Work to complete: Find the word "React" in the data. Return every line where it appears.

Information supplied:
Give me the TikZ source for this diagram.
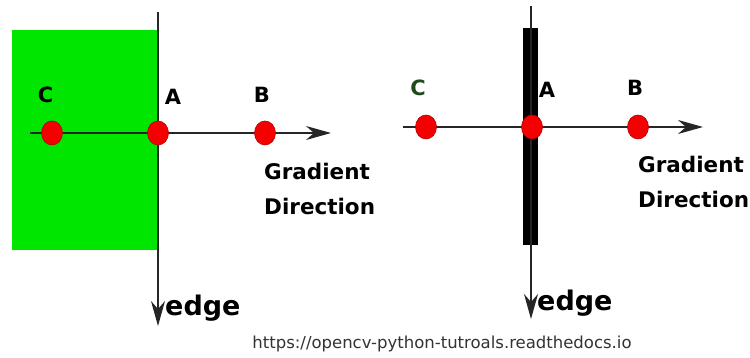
\documentclass[tikz,border=0pt]{standalone}
\usepackage{fontspec}
\setmainfont{DejaVu Sans}
\usetikzlibrary{arrows.meta,shapes.geometric}
\definecolor{edgegreen}{HTML}{00E600}
\definecolor{dotred}{HTML}{F50000}
\definecolor{labgreen}{HTML}{1E4A1E}
\definecolor{urlgray}{HTML}{333333}
\tikzset{
  axis/.style={draw=black!85, line width=1.3pt},
  tipped/.style={axis, -{Stealth[length=25pt, width=14pt, inset=8pt]}},
  dot/.style={ellipse, fill=dotred, draw=red!70!black, line width=0.6pt,
              minimum width=21pt, minimum height=24pt, inner sep=0pt},
  ptlabel/.style={font=\fontsize{21}{21}\selectfont\bfseries, inner sep=0pt},
  gradlabel/.style={font=\fontsize{21.5}{35}\selectfont\bfseries, align=left,
                    inner sep=0pt, anchor=north west},
  edgelabel/.style={font=\fontsize{27}{27}\selectfont\bfseries, inner sep=0pt,
                    anchor=base west},
}
\begin{document}
\begin{tikzpicture}[x=1pt, y=-1pt]
\useasboundingbox[fill=white] (0,0) rectangle (750,358);

% ---- step edge: green region ----
\fill[edgegreen] (12,30) rectangle (158,250);
\coordinate (Ltop) at (158,12);
\coordinate (Lbot) at (158,326);
\draw[tipped] (Ltop) -- (Lbot);
\coordinate (Lstart) at (30,133);
\coordinate (Lend) at (331,133);
\draw[tipped] (Lstart) -- (Lend);
\node[dot] (LC) at (52,133) {};
\node[dot] (LA) at (158,133) {};
\node[dot] (LB) at (265,133) {};
\node[ptlabel] (LCt) at (45.5,95) {C};
\node[ptlabel] (LAt) at (173,97) {A};
\node[ptlabel] (LBt) at (262,95) {B};
\node[gradlabel] (Lgrad) at (264,163) {Gradient\\Direction};
\node[edgelabel] (Ledge) at (165,316) {edge};

% ---- line edge: black bar ----
\fill[black] (523,28) rectangle (538,245);
\coordinate (Rtop) at (531,6);
\coordinate (Rbot) at (531,319);
\draw[tipped] (Rtop) -- (Rbot);
\coordinate (Rstart) at (403,127);
\coordinate (Rend) at (703,127);
\draw[tipped] (Rstart) -- (Rend);
\node[dot] (RC) at (426,127) {};
\node[dot] (RA) at (532,127) {};
\node[dot] (RB) at (638,127) {};
\node[ptlabel, text=labgreen] (RCt) at (418,88) {C};
\node[ptlabel] (RAt) at (547,90) {A};
\node[ptlabel] (RBt) at (635,88) {B};
\node[gradlabel] (Rgrad) at (638,156) {Gradient\\Direction};
\node[edgelabel] (Redge) at (537,310) {edge};

% ---- source ----
\node[font=\fontsize{16.5}{16.5}\selectfont, text=urlgray, inner sep=0pt] (url)
  at (442,344) {https://opencv-python-tutroals.readthedocs.io};
\end{tikzpicture}
\end{document}
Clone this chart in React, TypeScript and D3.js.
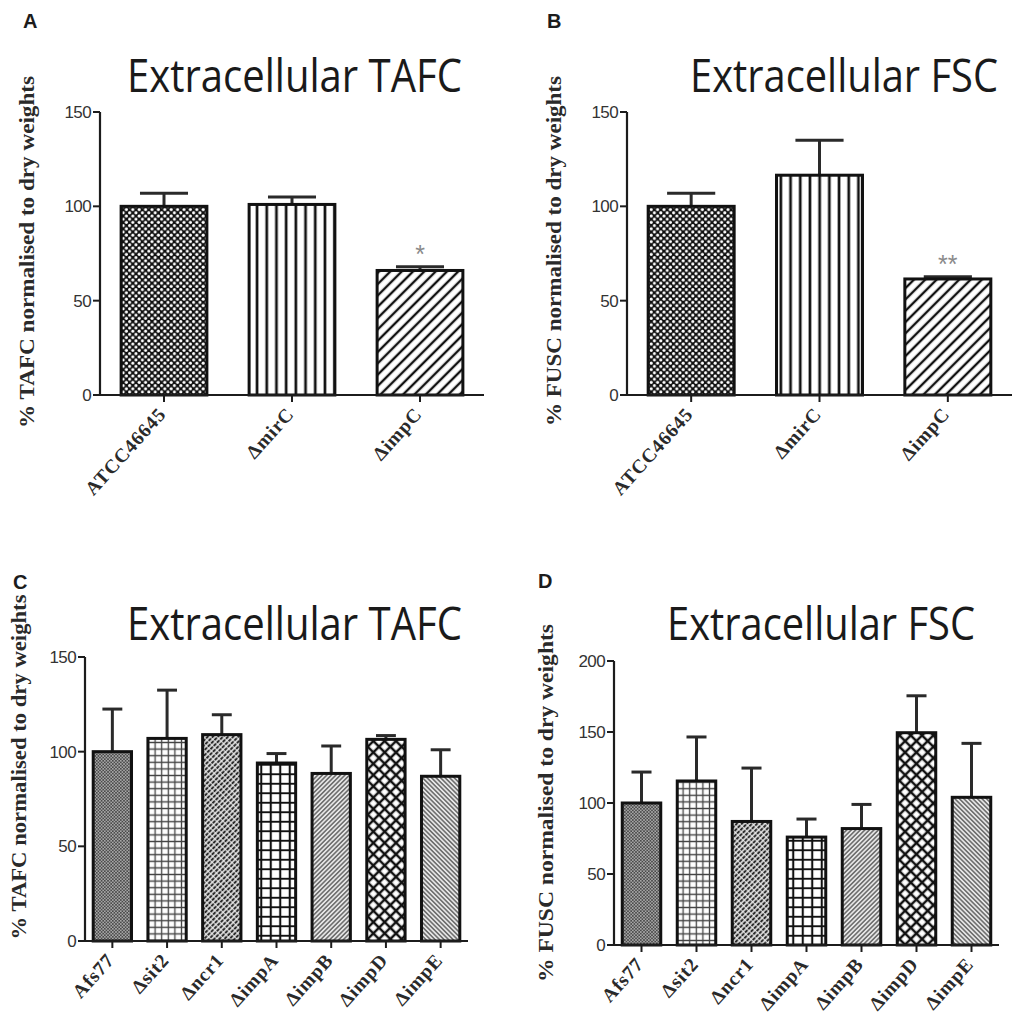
import React from "react";
import * as d3 from "d3";

// ---------- DATA ----------
const catsAB = ["ATCC46645", "ΔmirC", "ΔimpC"];
const tafcA = [100, 101, 66];
const tafcAErr = [7, 4, 2];
const starsA = ["", "", "*"];

const fscB = [100, 116.5, 61.5];
const fscBErr = [7, 18.5, 1.2];
const starsB = ["", "", "**"];

const catsCD = ["Afs77", "Δsit2", "Δncr1", "ΔimpA", "ΔimpB", "ΔimpD", "ΔimpE"];
const tafcC = [100, 107, 109, 94, 88.5, 106.5, 87];
const tafcCErr = [22.5, 25.5, 10.5, 5, 14.5, 2, 14];
const starsC = ["", "", "", "", "", "", ""];

const fscD = [100, 115.5, 87, 76, 82, 149.5, 104];
const fscDErr = [21.8, 31, 37.6, 12.7, 17, 26, 38];
const starsD = ["", "", "", "", "", "", ""];

const ticksABC = [0, 50, 100, 150];
const ticksD = [0, 50, 100, 150, 200];

const patternsAB = ["dotsBig", "vstripe", "diagBig"];
const patternsCD = ["fineDots", "fineGrid", "dashDiag", "boldGrid", "fineDiagR", "diamond", "fineDiagL"];

const TITLE_FONT = "45px 'Open Sans', sans-serif";

function measure(text: string, font: string, fallback: number): number {
  try {
    const c = document.createElement("canvas");
    const ctx = c.getContext("2d");
    if (!ctx) return fallback;
    ctx.font = font;
    const w = ctx.measureText(text).width;
    return w > 0 ? w : fallback;
  } catch (e) {
    return fallback;
  }
}

type PanelProps = {
  letter: string;
  letterX: number;
  letterY: number;
  title: string;
  titleX: number;
  titleY: number;
  titleLen: number;
  yLabel: string;
  yLabelX: number;
  yLabelCY: number;
  yLabelLen: number;
  cats: string[];
  values: number[];
  errs: number[];
  stars: string[];
  patterns: string[];
  ticks: number[];
  x0: number;
  x1: number;
  y0: number;
  yTop: number;
  pad: number;
  capFrac: number;
};

function Panel(p: PanelProps) {
  const max = p.ticks[p.ticks.length - 1];
  const y = d3.scaleLinear().domain([0, max]).range([p.y0, p.yTop]);
  const x = d3
    .scaleBand<string>()
    .domain(p.cats)
    .range([p.x0, p.x1])
    .paddingInner(p.pad)
    .paddingOuter(p.pad / 2);
  const bw = x.bandwidth();
  const ink = "#1c1c1c";
  const natural = measure(p.title, TITLE_FONT, p.titleLen * 1.17);
  const sx = p.titleLen / natural;
  return (
    <g>
      <text
        x={p.letterX}
        y={p.letterY}
        fontFamily="Liberation Sans, Arial, sans-serif"
        fontWeight="bold"
        fontSize={20}
        fill={ink}
      >
        {p.letter}
      </text>
      <text
        transform={`translate(${p.titleX},${p.titleY}) scale(${sx},1)`}
        fontFamily="'Open Sans', sans-serif"
        fontSize={45}
        fill="#1a1a1a"
      >
        {p.title}
      </text>
      <text
        transform={`translate(${p.yLabelX},${p.yLabelCY}) rotate(-90)`}
        textAnchor="middle"
        fontFamily="Liberation Serif, Times New Roman, serif"
        fontWeight="bold"
        fontSize={20.5}
        textLength={p.yLabelLen}
        lengthAdjust="spacingAndGlyphs"
        fill="#2a2a2a"
      >
        {p.yLabel}
      </text>
      {/* y axis */}
      <line x1={p.x0} x2={p.x0} y1={y(max)} y2={y(0)} stroke={ink} strokeWidth={2.2} />
      {p.ticks.map((t) => (
        <g key={t}>
          <line x1={p.x0 - 7} x2={p.x0} y1={y(t)} y2={y(t)} stroke={ink} strokeWidth={2} />
          <text
            x={p.x0 - 9}
            y={y(t)}
            dy="0.36em"
            textAnchor="end"
            fontFamily="Liberation Sans, Arial, sans-serif"
            fontSize={17}
            letterSpacing={-0.6}
            fill="#333"
          >
            {t}
          </text>
        </g>
      ))}
      {/* bars */}
      {p.cats.map((c, i) => {
        const cx = (x(c) as number) + bw / 2;
        const top = y(p.values[i]);
        const et = y(p.values[i] + p.errs[i]);
        const cw = bw * p.capFrac;
        return (
          <g key={c}>
            <line x1={cx} x2={cx} y1={top} y2={et} stroke="#2a2a2a" strokeWidth={3} />
            <line x1={cx - cw / 2} x2={cx + cw / 2} y1={et} y2={et} stroke="#2a2a2a" strokeWidth={3} />
            <rect
              x={x(c) as number}
              y={top}
              width={bw}
              height={p.y0 - top}
              fill={`url(#${p.patterns[i]})`}
              stroke="#111"
              strokeWidth={3}
            />
            {p.stars[i] ? (
              <text
                x={cx}
                y={et - 4}
                textAnchor="middle"
                fontFamily="Liberation Sans, Arial, sans-serif"
                fontSize={25}
                fill="#8a8a8a"
              >
                {p.stars[i]}
              </text>
            ) : null}
          </g>
        );
      })}
      {/* x axis */}
      <line x1={p.x0} x2={p.x1} y1={p.y0} y2={p.y0} stroke={ink} strokeWidth={2.2} />
      {p.cats.map((c) => {
        const cx = (x(c) as number) + bw / 2;
        return (
          <g key={"t" + c}>
            <line x1={cx} x2={cx} y1={p.y0} y2={p.y0 + 7} stroke={ink} strokeWidth={2} />
            <text
              transform={`translate(${cx + 3},${p.y0 + 20}) rotate(-48)`}
              textAnchor="end"
              fontFamily="Liberation Serif, Times New Roman, serif"
              fontWeight="bold"
              fontSize={19.5}
              letterSpacing={0.8}
              fill="#2a2a2a"
            >
              {c}
            </text>
          </g>
        );
      })}
    </g>
  );
}

function Patterns() {
  return (
    <defs>
      <pattern id="dotsBig" width={6.4} height={6.4} patternUnits="userSpaceOnUse">
        <rect width={6.4} height={6.4} fill="#111" />
        <circle cx={1.6} cy={1.6} r={1.55} fill="#fff" />
        <circle cx={4.8} cy={4.8} r={1.55} fill="#fff" />
      </pattern>
      <pattern id="vstripe" width={9.7} height={10} patternUnits="userSpaceOnUse">
        <rect width={9.7} height={10} fill="#fff" />
        <rect x={3.5} width={2.7} height={10} fill="#111" />
      </pattern>
      <pattern id="diagBig" width={8} height={8} patternUnits="userSpaceOnUse" patternTransform="rotate(45)">
        <rect width={8} height={8} fill="#fff" />
        <rect x={2.8} width={2.4} height={8} fill="#111" />
      </pattern>
      <pattern id="fineDots" width={3.2} height={3.2} patternUnits="userSpaceOnUse">
        <rect width={3.2} height={3.2} fill="#4a4a4a" />
        <circle cx={0.8} cy={0.8} r={0.75} fill="#cfcfcf" />
        <circle cx={2.4} cy={2.4} r={0.75} fill="#cfcfcf" />
      </pattern>
      <pattern id="fineGrid" width={6.6} height={6.6} patternUnits="userSpaceOnUse">
        <rect width={6.6} height={6.6} fill="#fff" />
        <path d="M0 3.3H6.6M3.3 0V6.6" stroke="#444" strokeWidth={1.3} />
      </pattern>
      <pattern id="dashDiag" width={3.6} height={4.6} patternUnits="userSpaceOnUse" patternTransform="rotate(45)">
        <rect width={3.6} height={4.6} fill="#f4f4f4" />
        <rect x={0.7} y={0.3} width={2.2} height={3.6} fill="#2a2a2a" />
      </pattern>
      <pattern id="boldGrid" width={9.5} height={9.5} patternUnits="userSpaceOnUse">
        <rect width={9.5} height={9.5} fill="#fff" />
        <path d="M0 4.75H9.5M4.75 0V9.5" stroke="#111" strokeWidth={2.1} />
      </pattern>
      <pattern id="fineDiagR" width={3.2} height={4} patternUnits="userSpaceOnUse" patternTransform="rotate(45)">
        <rect width={3.2} height={4} fill="#e6e6e6" />
        <rect x={0.95} width={1.3} height={4} fill="#555" />
      </pattern>
      <pattern id="diamond" width={8} height={8} patternUnits="userSpaceOnUse" patternTransform="rotate(45)">
        <rect width={8} height={8} fill="#fff" />
        <path d="M0 4H8M4 0V8" stroke="#111" strokeWidth={2.5} />
      </pattern>
      <pattern id="fineDiagL" width={3.2} height={4} patternUnits="userSpaceOnUse" patternTransform="rotate(-45)">
        <rect width={3.2} height={4} fill="#e6e6e6" />
        <rect x={0.95} width={1.3} height={4} fill="#555" />
      </pattern>
    </defs>
  );
}

export default function App() {
  return (
    <div style={{ position: "absolute", left: 0, top: 0, background: "#fff" }}>
      <svg width={1024} height={1024} viewBox="0 0 1024 1024" style={{ display: "block" }}>
        <rect width={1024} height={1024} fill="#fff" />
        <Patterns />
        <Panel
          letter="A" letterX={23} letterY={28}
          title="Extracellular TAFC" titleX={127} titleY={92} titleLen={335}
          yLabel="% TAFC normalised to dry weights" yLabelX={34} yLabelCY={252} yLabelLen={352}
          cats={catsAB} values={tafcA} errs={tafcAErr} stars={starsA} patterns={patternsAB}
          ticks={ticksABC} x0={100} x1={484} y0={395} yTop={112} pad={0.33} capFrac={0.56}
        />
        <Panel
          letter="B" letterX={547} letterY={28}
          title="Extracellular FSC" titleX={690} titleY={92} titleLen={308}
          yLabel="% FUSC normalised to dry weights" yLabelX={561} yLabelCY={251} yLabelLen={350}
          cats={catsAB} values={fscB} errs={fscBErr} stars={starsB} patterns={patternsAB}
          ticks={ticksABC} x0={627} x1={1012} y0={395} yTop={112} pad={0.33} capFrac={0.56}
        />
        <Panel
          letter="C" letterX={13} letterY={589}
          title="Extracellular TAFC" titleX={127} titleY={640} titleLen={335}
          yLabel="% TAFC normalised to dry weights" yLabelX={26} yLabelCY={767} yLabelLen={345}
          cats={catsCD} values={tafcC} errs={tafcCErr} stars={starsC} patterns={patternsCD}
          ticks={ticksABC} x0={85} x1={468} y0={941} yTop={657} pad={0.3} capFrac={0.52}
        />
        <Panel
          letter="D" letterX={538} letterY={588}
          title="Extracellular FSC" titleX={667} titleY={640} titleLen={308}
          yLabel="% FUSC normalised to dry weights" yLabelX={553} yLabelCY={803} yLabelLen={358}
          cats={catsCD} values={fscD} errs={fscDErr} stars={starsD} patterns={patternsCD}
          ticks={ticksD} x0={614} x1={999} y0={945} yTop={661} pad={0.3} capFrac={0.52}
        />
      </svg>
    </div>
  );
}
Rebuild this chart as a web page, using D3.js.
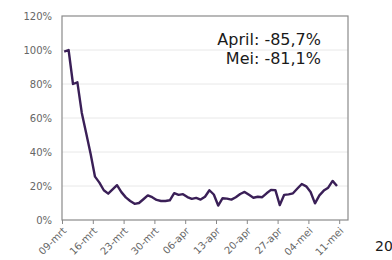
<!DOCTYPE html>
<html>
<head>
<meta charset="utf-8">
<script src="https://cdn.jsdelivr.net/npm/d3@7"></script>
<style>
  body { margin: 0; background: #fff; }
  text { font-family: "DejaVu Sans", Verdana, sans-serif; }
</style>
</head>
<body>
<div id="chart"></div>
<script>
// -------------------- DATA --------------------

// first day of the series, one value per day after that
var startDay = "2020-03-09";
var values = [
  99, 100, 80, 81, 63, 51, 39, 25.5, 22, 17.5,
  15.5, 18, 20.5, 16.4, 13.3, 11.2, 9.5, 10, 12.2, 14.5,
  13.4, 11.8, 11.2, 11.2, 11.6, 15.8, 14.8, 15.2, 13.5, 12.4,
  13, 12, 13.7, 17.5, 15, 8.5, 12.8, 12.6, 12, 13.4,
  15.3, 16.5, 14.8, 13.1, 13.7, 13.4, 15.7, 17.7, 17.6, 8.8,
  14.8, 15.1, 15.7, 18.5, 21.2, 19.8, 16.5, 9.8, 14.5, 17.3,
  19, 23, 20
];
var yTicks = [0, 20, 40, 60, 80, 100, 120];
var xTickDays = ["2020-03-09", "2020-03-16", "2020-03-23", "2020-03-30", "2020-04-06",
  "2020-04-13", "2020-04-20", "2020-04-27", "2020-05-04", "2020-05-11"];
var xDomain = ["2020-03-09", "2020-05-13"];
var notes = ["April: -85,7%", "Mei: -81,1%"];

var parseDay = d3.timeParse("%Y-%m-%d");
var monthNames = ["jan", "feb", "mrt", "apr", "mei", "jun", "jul", "aug", "sep", "okt", "nov", "dec"];
function fmtDay(d) {
  return d3.timeFormat("%d")(d) + "-" + monthNames[d.getMonth()];
}

var start = parseDay(startDay);
var data = values.map(function (v, i) {
  // points sit in the middle of their day
  return { date: d3.timeHour.offset(start, i * 24 + 12), value: v };
});

// -------------------- CHART --------------------

var width = 392;
var height = 260;
var plot = { left: 62, right: 348, top: 16, bottom: 220 };

var svg = d3.select("#chart")
  .append("svg")
  .attr("width", width)
  .attr("height", height);

var x = d3.scaleTime()
  .domain(xDomain.map(parseDay))
  .range([plot.left, plot.right]);

var y = d3.scaleLinear()
  .domain([0, 120])
  .range([plot.bottom, plot.top]);

// horizontal grid lines
svg.append("g")
  .selectAll("line")
  .data(yTicks.filter(function (d) { return d > 0 && d < 120; }))
  .enter()
  .append("line")
  .attr("x1", plot.left)
  .attr("x2", plot.right)
  .attr("y1", function (d) { return y(d); })
  .attr("y2", function (d) { return y(d); })
  .style("stroke", "#e8e8e8")
  .style("stroke-width", 1);

// y axis labels
var yAxis = d3.axisLeft(y)
  .tickValues(yTicks)
  .tickSize(0)
  .tickPadding(10)
  .tickFormat(function (d) { return d + "%"; });

var gy = svg.append("g")
  .attr("transform", "translate(" + plot.left + ",0)")
  .call(yAxis);
gy.select(".domain").remove();
gy.selectAll("text")
  .style("font-size", "10px")
  .style("fill", "#666");

// x axis with rotated date labels
var xAxis = d3.axisBottom(x)
  .tickValues(xTickDays.map(parseDay))
  .tickSizeInner(4)
  .tickSizeOuter(0)
  .tickFormat(fmtDay);

var gx = svg.append("g")
  .attr("transform", "translate(0," + plot.bottom + ")")
  .call(xAxis);
gx.select(".domain").remove();
gx.selectAll(".tick line").style("stroke", "#888");
gx.selectAll(".tick text")
  .attr("text-anchor", "end")
  .attr("x", 0)
  .attr("y", 0)
  .attr("dy", "0.35em")
  .attr("transform", "translate(2,9) rotate(-45)")
  .style("font-size", "10px")
  .style("fill", "#666");

// plot border
svg.append("rect")
  .attr("x", plot.left)
  .attr("y", plot.top)
  .attr("width", plot.right - plot.left)
  .attr("height", plot.bottom - plot.top)
  .style("fill", "none")
  .style("stroke", "#8a8a8a")
  .style("stroke-width", 1.2);

// the line
var line = d3.line()
  .x(function (d) { return x(d.date); })
  .y(function (d) { return y(d.value); });

svg.append("path")
  .datum(data)
  .attr("d", line)
  .style("fill", "none")
  .style("stroke", "#3a1f57")
  .style("stroke-width", 2.4)
  .style("stroke-linejoin", "round");

// notes top right
svg.append("g")
  .selectAll("text")
  .data(notes)
  .enter()
  .append("text")
  .attr("x", 321)
  .attr("y", function (d, i) { return 45 + i * 19; })
  .attr("text-anchor", "end")
  .style("font-size", "16px")
  .style("fill", "#1a1a1a")
  .text(function (d) { return d; });

// cut off text at the bottom right
svg.append("text")
  .attr("x", 375)
  .attr("y", 251)
  .style("font-size", "14px")
  .style("fill", "#1a1a1a")
  .text("20");
</script>
</body>
</html>
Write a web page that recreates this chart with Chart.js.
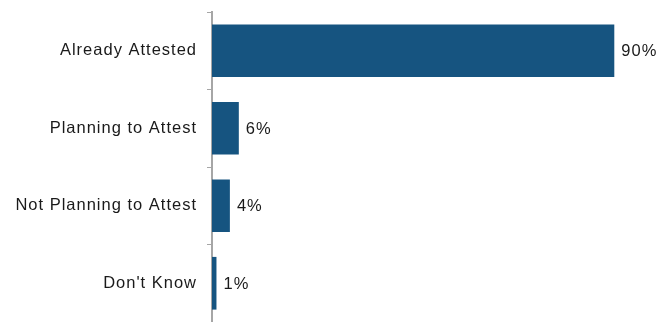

Written response:
Clone this chart in React, TypeScript and D3.js.
import React from "react";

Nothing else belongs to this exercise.